# EXERCISE
All of the lines below are to be transcribed faithfully, with pictures excluded from the copy.

# INFORMATION SUPPLIED
-- Begin --

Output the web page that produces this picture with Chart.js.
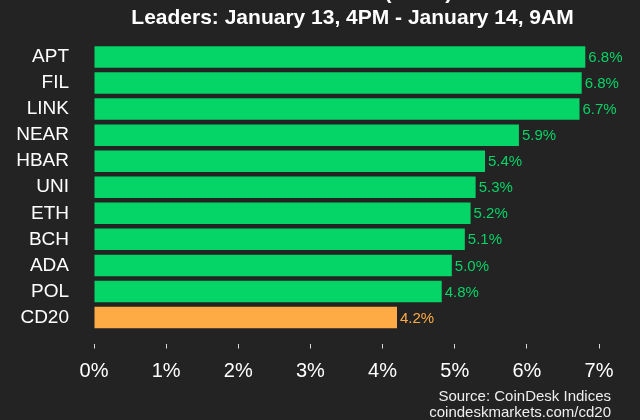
<!DOCTYPE html>
<html>
<head>
<meta charset="utf-8">
<script src="https://cdn.jsdelivr.net/npm/chart.js@4/dist/chart.umd.min.js"></script>
<style>
  html, body { margin: 0; padding: 0; background: #232323; }
  #wrap { width: 640px; height: 420px; position: relative; overflow: hidden; }
</style>
</head>
<body>
<div id="wrap"><canvas id="leaders" width="640" height="420"></canvas></div>
<script>
// CD20 leaders - data
const categories = ['APT', 'FIL', 'LINK', 'NEAR', 'HBAR', 'UNI', 'ETH', 'BCH', 'ADA', 'POL', 'CD20'];
const changes = [6.81, 6.76, 6.73, 5.89, 5.42, 5.29, 5.22, 5.14, 4.96, 4.82, 4.20];
const xTicks = [0, 1, 2, 3, 4, 5, 6, 7];
const titleLines = ['CoinDesk 20 (CD20)', 'Leaders: January 13, 4PM - January 14, 9AM'];
const sourceLines = ['Source: CoinDesk Indices', 'coindeskmarkets.com/cd20'];

const GREEN = '#05d466';
const ORANGE = '#ffab45';
const FONT = "'Liberation Sans', Arial, Helvetica, sans-serif";

const barColors = categories.map(c => c === 'CD20' ? ORANGE : GREEN);

// value labels at the end of each bar
const valueLabels = {
    id: 'valueLabels',
    afterDatasetsDraw(chart) {
        const ctx = chart.ctx;
        const meta = chart.getDatasetMeta(0);
        ctx.save();
        ctx.font = '15px ' + FONT;
        ctx.textAlign = 'left';
        ctx.textBaseline = 'middle';
        meta.data.forEach((bar, i) => {
            ctx.fillStyle = barColors[i];
            ctx.fillText(changes[i].toFixed(1) + '%', bar.x + 3, bar.y + 1);
        });
        ctx.restore();
    }
};

// headline (first line runs off the top) and source note
const headerFooter = {
    id: 'headerFooter',
    afterDraw(chart) {
        const ctx = chart.ctx;
        const area = chart.chartArea;
        const right = area.right + 12;
        const cx = (area.left + right) / 2;
        ctx.save();
        ctx.fillStyle = '#ffffff';
        ctx.textAlign = 'center';
        ctx.textBaseline = 'alphabetic';
        ctx.font = 'bold 21px ' + FONT;
        ctx.fillText(titleLines[0], cx, -1);
        ctx.fillText(titleLines[1], cx, 24);
        ctx.textAlign = 'right';
        ctx.font = '15px ' + FONT;
        ctx.fillStyle = '#eeeeee';
        ctx.fillText(sourceLines[0], right, 401);
        ctx.fillText(sourceLines[1], right, 417);
        ctx.restore();
    }
};

new Chart(document.getElementById('leaders'), {
    type: 'bar',
    data: {
        labels: categories,
        datasets: [{
            data: changes,
            backgroundColor: barColors,
            borderWidth: 0,
            categoryPercentage: 1,
            barPercentage: 0.825
        }]
    },
    options: {
        indexAxis: 'y',
        responsive: false,
        animation: false,
        layout: { padding: { top: 44, right: 41, bottom: 25.5, left: 0 } },
        plugins: {
            legend: { display: false },
            tooltip: { enabled: false }
        },
        scales: {
            x: {
                min: xTicks[0],
                max: xTicks[xTicks.length - 1],
                afterBuildTicks: s => { s.ticks = xTicks.map(v => ({ value: v })); },
                grid: {
                    drawOnChartArea: false,
                    drawTicks: true,
                    tickLength: 18,
                    tickColor: '#dddddd',
                    tickWidth: 1,
                    tickBorderDash: [5, 200],
                    tickBorderDashOffset: 192
                },
                border: { display: false },
                ticks: {
                    color: '#ffffff',
                    font: { size: 20, family: FONT },
                    padding: 11,
                    callback: v => v + '%'
                }
            },
            y: {
                grid: { display: false },
                border: { display: false },
                afterFit: s => { s.width = 94; },
                ticks: {
                    autoSkip: false,
                    color: '#ffffff',
                    font: { size: 19, family: FONT },
                    padding: 17
                }
            }
        }
    },
    plugins: [valueLabels, headerFooter]
});
</script>
</body>
</html>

-- End --

# TASK SOLUTION
Output the web page that produces this picture with Chart.js.
<!DOCTYPE html>
<html>
<head>
<meta charset="utf-8">
<script src="https://cdn.jsdelivr.net/npm/chart.js@4/dist/chart.umd.min.js"></script>
<style>
  html, body { margin: 0; padding: 0; background: #232323; }
  #wrap { width: 640px; height: 420px; position: relative; overflow: hidden; }
</style>
</head>
<body>
<div id="wrap"><canvas id="leaders" width="640" height="420"></canvas></div>
<script>
// CD20 leaders - data
const categories = ['APT', 'FIL', 'LINK', 'NEAR', 'HBAR', 'UNI', 'ETH', 'BCH', 'ADA', 'POL', 'CD20'];
const changes = [6.81, 6.76, 6.73, 5.89, 5.42, 5.29, 5.22, 5.14, 4.96, 4.82, 4.20];
const xTicks = [0, 1, 2, 3, 4, 5, 6, 7];
const titleLines = ['CoinDesk 20 (CD20)', 'Leaders: January 13, 4PM - January 14, 9AM'];
const sourceLines = ['Source: CoinDesk Indices', 'coindeskmarkets.com/cd20'];

const GREEN = '#05d466';
const ORANGE = '#ffab45';
const FONT = "'Liberation Sans', Arial, Helvetica, sans-serif";

const barColors = categories.map(c => c === 'CD20' ? ORANGE : GREEN);

// value labels at the end of each bar
const valueLabels = {
    id: 'valueLabels',
    afterDatasetsDraw(chart) {
        const ctx = chart.ctx;
        const meta = chart.getDatasetMeta(0);
        ctx.save();
        ctx.font = '15px ' + FONT;
        ctx.textAlign = 'left';
        ctx.textBaseline = 'middle';
        meta.data.forEach((bar, i) => {
            ctx.fillStyle = barColors[i];
            ctx.fillText(changes[i].toFixed(1) + '%', bar.x + 3, bar.y + 1);
        });
        ctx.restore();
    }
};

// headline (first line runs off the top) and source note
const headerFooter = {
    id: 'headerFooter',
    afterDraw(chart) {
        const ctx = chart.ctx;
        const area = chart.chartArea;
        const right = area.right + 12;
        const cx = (area.left + right) / 2;
        ctx.save();
        ctx.fillStyle = '#ffffff';
        ctx.textAlign = 'center';
        ctx.textBaseline = 'alphabetic';
        ctx.font = 'bold 21px ' + FONT;
        ctx.fillText(titleLines[0], cx, -1);
        ctx.fillText(titleLines[1], cx, 24);
        ctx.textAlign = 'right';
        ctx.font = '15px ' + FONT;
        ctx.fillStyle = '#eeeeee';
        ctx.fillText(sourceLines[0], right, 401);
        ctx.fillText(sourceLines[1], right, 417);
        ctx.restore();
    }
};

new Chart(document.getElementById('leaders'), {
    type: 'bar',
    data: {
        labels: categories,
        datasets: [{
            data: changes,
            backgroundColor: barColors,
            borderWidth: 0,
            categoryPercentage: 1,
            barPercentage: 0.825
        }]
    },
    options: {
        indexAxis: 'y',
        responsive: false,
        animation: false,
        layout: { padding: { top: 44, right: 41, bottom: 25.5, left: 0 } },
        plugins: {
            legend: { display: false },
            tooltip: { enabled: false }
        },
        scales: {
            x: {
                min: xTicks[0],
                max: xTicks[xTicks.length - 1],
                afterBuildTicks: s => { s.ticks = xTicks.map(v => ({ value: v })); },
                grid: {
                    drawOnChartArea: false,
                    drawTicks: true,
                    tickLength: 18,
                    tickColor: '#dddddd',
                    tickWidth: 1,
                    tickBorderDash: [5, 200],
                    tickBorderDashOffset: 192
                },
                border: { display: false },
                ticks: {
                    color: '#ffffff',
                    font: { size: 20, family: FONT },
                    padding: 11,
                    callback: v => v + '%'
                }
            },
            y: {
                grid: { display: false },
                border: { display: false },
                afterFit: s => { s.width = 94; },
                ticks: {
                    autoSkip: false,
                    color: '#ffffff',
                    font: { size: 19, family: FONT },
                    padding: 17
                }
            }
        }
    },
    plugins: [valueLabels, headerFooter]
});
</script>
</body>
</html>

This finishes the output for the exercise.